- [Data block]

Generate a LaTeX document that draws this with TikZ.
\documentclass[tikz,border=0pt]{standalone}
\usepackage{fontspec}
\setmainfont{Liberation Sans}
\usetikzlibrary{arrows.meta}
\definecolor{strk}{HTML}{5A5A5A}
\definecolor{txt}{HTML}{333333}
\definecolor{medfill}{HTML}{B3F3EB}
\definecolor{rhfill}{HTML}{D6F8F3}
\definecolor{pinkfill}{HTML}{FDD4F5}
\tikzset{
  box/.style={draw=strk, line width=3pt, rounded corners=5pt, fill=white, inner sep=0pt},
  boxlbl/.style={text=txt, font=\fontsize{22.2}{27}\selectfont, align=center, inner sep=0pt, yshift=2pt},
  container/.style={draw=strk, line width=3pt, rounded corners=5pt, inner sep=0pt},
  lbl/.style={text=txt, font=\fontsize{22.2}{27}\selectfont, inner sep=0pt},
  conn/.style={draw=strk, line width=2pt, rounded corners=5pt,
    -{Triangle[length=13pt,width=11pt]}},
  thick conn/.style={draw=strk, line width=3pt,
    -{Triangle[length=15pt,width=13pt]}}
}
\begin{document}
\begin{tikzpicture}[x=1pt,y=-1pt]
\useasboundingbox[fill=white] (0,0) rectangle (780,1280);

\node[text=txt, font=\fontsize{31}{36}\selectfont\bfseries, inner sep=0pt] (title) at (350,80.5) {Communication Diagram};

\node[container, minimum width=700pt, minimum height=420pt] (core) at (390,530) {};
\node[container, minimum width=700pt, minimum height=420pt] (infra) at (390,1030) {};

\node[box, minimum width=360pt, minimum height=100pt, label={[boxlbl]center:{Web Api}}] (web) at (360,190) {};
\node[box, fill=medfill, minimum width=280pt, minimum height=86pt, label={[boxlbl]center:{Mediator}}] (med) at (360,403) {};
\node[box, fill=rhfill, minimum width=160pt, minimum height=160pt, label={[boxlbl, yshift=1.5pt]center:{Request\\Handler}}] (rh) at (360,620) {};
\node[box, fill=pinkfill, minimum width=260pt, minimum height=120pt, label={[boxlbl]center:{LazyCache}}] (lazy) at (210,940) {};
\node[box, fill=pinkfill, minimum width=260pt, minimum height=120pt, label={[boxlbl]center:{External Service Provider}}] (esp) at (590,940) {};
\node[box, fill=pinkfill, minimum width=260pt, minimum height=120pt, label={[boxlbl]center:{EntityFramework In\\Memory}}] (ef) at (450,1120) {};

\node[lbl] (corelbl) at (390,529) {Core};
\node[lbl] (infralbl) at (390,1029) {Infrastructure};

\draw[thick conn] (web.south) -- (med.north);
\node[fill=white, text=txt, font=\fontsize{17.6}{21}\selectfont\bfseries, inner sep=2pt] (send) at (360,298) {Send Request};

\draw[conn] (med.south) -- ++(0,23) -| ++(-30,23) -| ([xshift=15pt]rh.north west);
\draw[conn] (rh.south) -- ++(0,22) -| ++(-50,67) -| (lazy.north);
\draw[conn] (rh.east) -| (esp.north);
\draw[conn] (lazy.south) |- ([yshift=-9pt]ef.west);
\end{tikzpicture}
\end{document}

- [Goal]
Copy all data exactly, start to finish.

- [Problem solution]
Generate a LaTeX document that draws this with TikZ.
\documentclass[tikz,border=0pt]{standalone}
\usepackage{fontspec}
\setmainfont{Liberation Sans}
\usetikzlibrary{arrows.meta}
\definecolor{strk}{HTML}{5A5A5A}
\definecolor{txt}{HTML}{333333}
\definecolor{medfill}{HTML}{B3F3EB}
\definecolor{rhfill}{HTML}{D6F8F3}
\definecolor{pinkfill}{HTML}{FDD4F5}
\tikzset{
  box/.style={draw=strk, line width=3pt, rounded corners=5pt, fill=white, inner sep=0pt},
  boxlbl/.style={text=txt, font=\fontsize{22.2}{27}\selectfont, align=center, inner sep=0pt, yshift=2pt},
  container/.style={draw=strk, line width=3pt, rounded corners=5pt, inner sep=0pt},
  lbl/.style={text=txt, font=\fontsize{22.2}{27}\selectfont, inner sep=0pt},
  conn/.style={draw=strk, line width=2pt, rounded corners=5pt,
    -{Triangle[length=13pt,width=11pt]}},
  thick conn/.style={draw=strk, line width=3pt,
    -{Triangle[length=15pt,width=13pt]}}
}
\begin{document}
\begin{tikzpicture}[x=1pt,y=-1pt]
\useasboundingbox[fill=white] (0,0) rectangle (780,1280);

\node[text=txt, font=\fontsize{31}{36}\selectfont\bfseries, inner sep=0pt] (title) at (350,80.5) {Communication Diagram};

\node[container, minimum width=700pt, minimum height=420pt] (core) at (390,530) {};
\node[container, minimum width=700pt, minimum height=420pt] (infra) at (390,1030) {};

\node[box, minimum width=360pt, minimum height=100pt, label={[boxlbl]center:{Web Api}}] (web) at (360,190) {};
\node[box, fill=medfill, minimum width=280pt, minimum height=86pt, label={[boxlbl]center:{Mediator}}] (med) at (360,403) {};
\node[box, fill=rhfill, minimum width=160pt, minimum height=160pt, label={[boxlbl, yshift=1.5pt]center:{Request\\Handler}}] (rh) at (360,620) {};
\node[box, fill=pinkfill, minimum width=260pt, minimum height=120pt, label={[boxlbl]center:{LazyCache}}] (lazy) at (210,940) {};
\node[box, fill=pinkfill, minimum width=260pt, minimum height=120pt, label={[boxlbl]center:{External Service Provider}}] (esp) at (590,940) {};
\node[box, fill=pinkfill, minimum width=260pt, minimum height=120pt, label={[boxlbl]center:{EntityFramework In\\Memory}}] (ef) at (450,1120) {};

\node[lbl] (corelbl) at (390,529) {Core};
\node[lbl] (infralbl) at (390,1029) {Infrastructure};

\draw[thick conn] (web.south) -- (med.north);
\node[fill=white, text=txt, font=\fontsize{17.6}{21}\selectfont\bfseries, inner sep=2pt] (send) at (360,298) {Send Request};

\draw[conn] (med.south) -- ++(0,23) -| ++(-30,23) -| ([xshift=15pt]rh.north west);
\draw[conn] (rh.south) -- ++(0,22) -| ++(-50,67) -| (lazy.north);
\draw[conn] (rh.east) -| (esp.north);
\draw[conn] (lazy.south) |- ([yshift=-9pt]ef.west);
\end{tikzpicture}
\end{document}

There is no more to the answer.